Diminution chez les Adm.A.
En 1998, 450 administrateurs agréés (Adm.A.) détenaient le titre de Pl. Fin., et en 2002, ce nombre était passé à 675. Aujourd’hui, on ne retrouve plus que 75 Adm.A. qui ont le titre de Pl. Fin. sur près de 1 376 membres de l’OAAQ.
«Les Adm.A. qui étaient planificateurs financiers se sont davantage regroupés auprès de la Chambre de la sécurité financière (CSF) il y a cinq ou six ans afin d’éviter une multiplication des coûts liés à leurs divers permis. Cela m’a causé une grande déception», dit François Morency, Adm.A. et président d’AVISO, les conseillers financiers.
Contrairement aux autres ordres, l’OAAQ offre l’ensemble de la formation nécessaire en planification financière intégrée à ses membres. S’ils ne souhaitent pas repasser par l’IQPF une fois leur examen réussi, les membres Adm.A. peuvent donc effectuer leur formation continue au sein de l’ordre.
Gaétan Veillette, Pl. Fin. et Adm.A. voit de nombreux liens entre la profession de planificateur et celle d’administrateur. Cette complémentarité devrait, selon lui, assurer la survie des Adm.A. Pl. Fin.
«L’OAAQ a beaucoup contribué à l’innovation professionnelle en planification et en gestion patrimoniale. L’OAAQ continue de s’affirmer dans l’encadrement de ces champs d’expertise», estime Gaétan Veillette.

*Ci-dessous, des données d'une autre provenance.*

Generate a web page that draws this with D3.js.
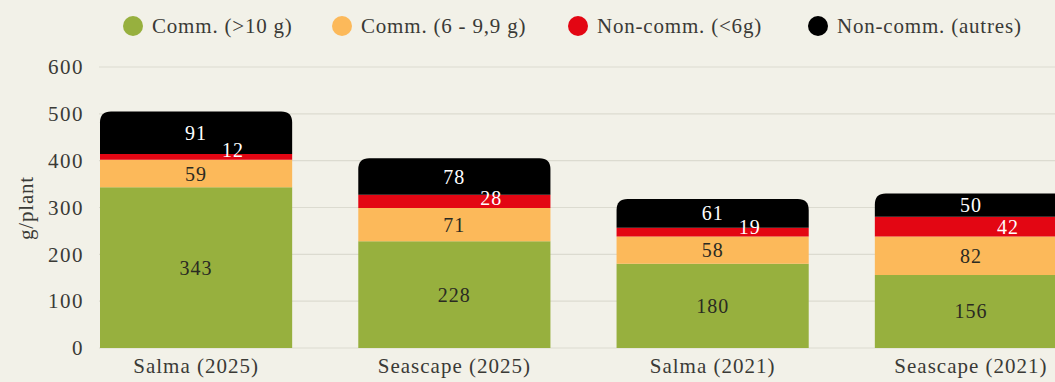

Nouvellement fusionné, l’Ordre des CPA est pour sa part en plein processus d’intégration de ses bases de données. Il lui était donc difficile de déterminer un nombre précis de CPA portant le titre de Pl. Fin. Il est toutefois certain qu’en date de janvier dernier, 53 anciens comptables agréés (CA) portaient le titre de Pl. Fin. sur un total de 35 600 membres CPA.
«Avant la fusion, en mai 2012, les CA et les CGA avaient une entente avec l’AMF en ce qui a trait au titre de Pl. Fin. Ces ententes seront reconduites pour l’Ordre des CPA, bien qu’elles ne soient pas automatiques pour les CMA. Des discussions doivent toujours avoir lieu avec l’AMF afin de déterminer ce qui sera fait pour nos membres CMA», dit Cédrick Beauregard, chargé d’affaires publiques pour l’Ordre des CPA.
Michel Lavoie, CPA, Pl. Fin. et formateur à l’IQPF, ne croit pas que les comptables qui ont le titre de planificateur financier connaîtront le même sort que les notaires : «Il faut comprendre que le conseil, surtout en ce qui a trait aux REER, est un peu le dada des comptables. À moins d’un retournement, par exemple, si l’Ordre des CPA nous demandait de nous inscrire à l’AMF, nous ne disparaîtrions pas. Personnellement, si quelque chose de semblable se produisait, je m’inscrirais à l’AMF pour conserver mon titre.»
La présidente-directrice générale de l’IQPF, Jocelyne Houle-Lesarge, refuse de prédire la mort prochaine des CPA ou des Adm.A. qui détiennent le titre de Pl. Fin. Elle pense plutôt qu’ils sont simplement plus nombreux qu’avant à passer par l’AMF afin d’obtenir leur permis, plutôt que par leur ordre professionnel.
«Je ne suis pas prête à dire qu’ils sont en voie de disparition. En 2004, l’AMF a changé ses règles et ces planificateurs financiers n’ont pas abandonné leur titre, ils sont simplement allés s’enregistrer auprès du régulateur. Il y a donc toujours autant de membres qui portent le titre de Pl. Fin., bien qu’une minorité d’entre eux relèvent exclusivement de leur ordre. C’est un titre qui est très complémentaire à leur profession de base, rappelons-le.»
D’ailleurs, l’IQPF n’a pas noté de changement dans la quantité de demandes d’équivalences venant de membres des ordres professionnels : «Nous continuons à recevoir des demandes et à voir des candidats passer l’examen d’équivalence. Il n’y a pas de diminution de ce côté-là».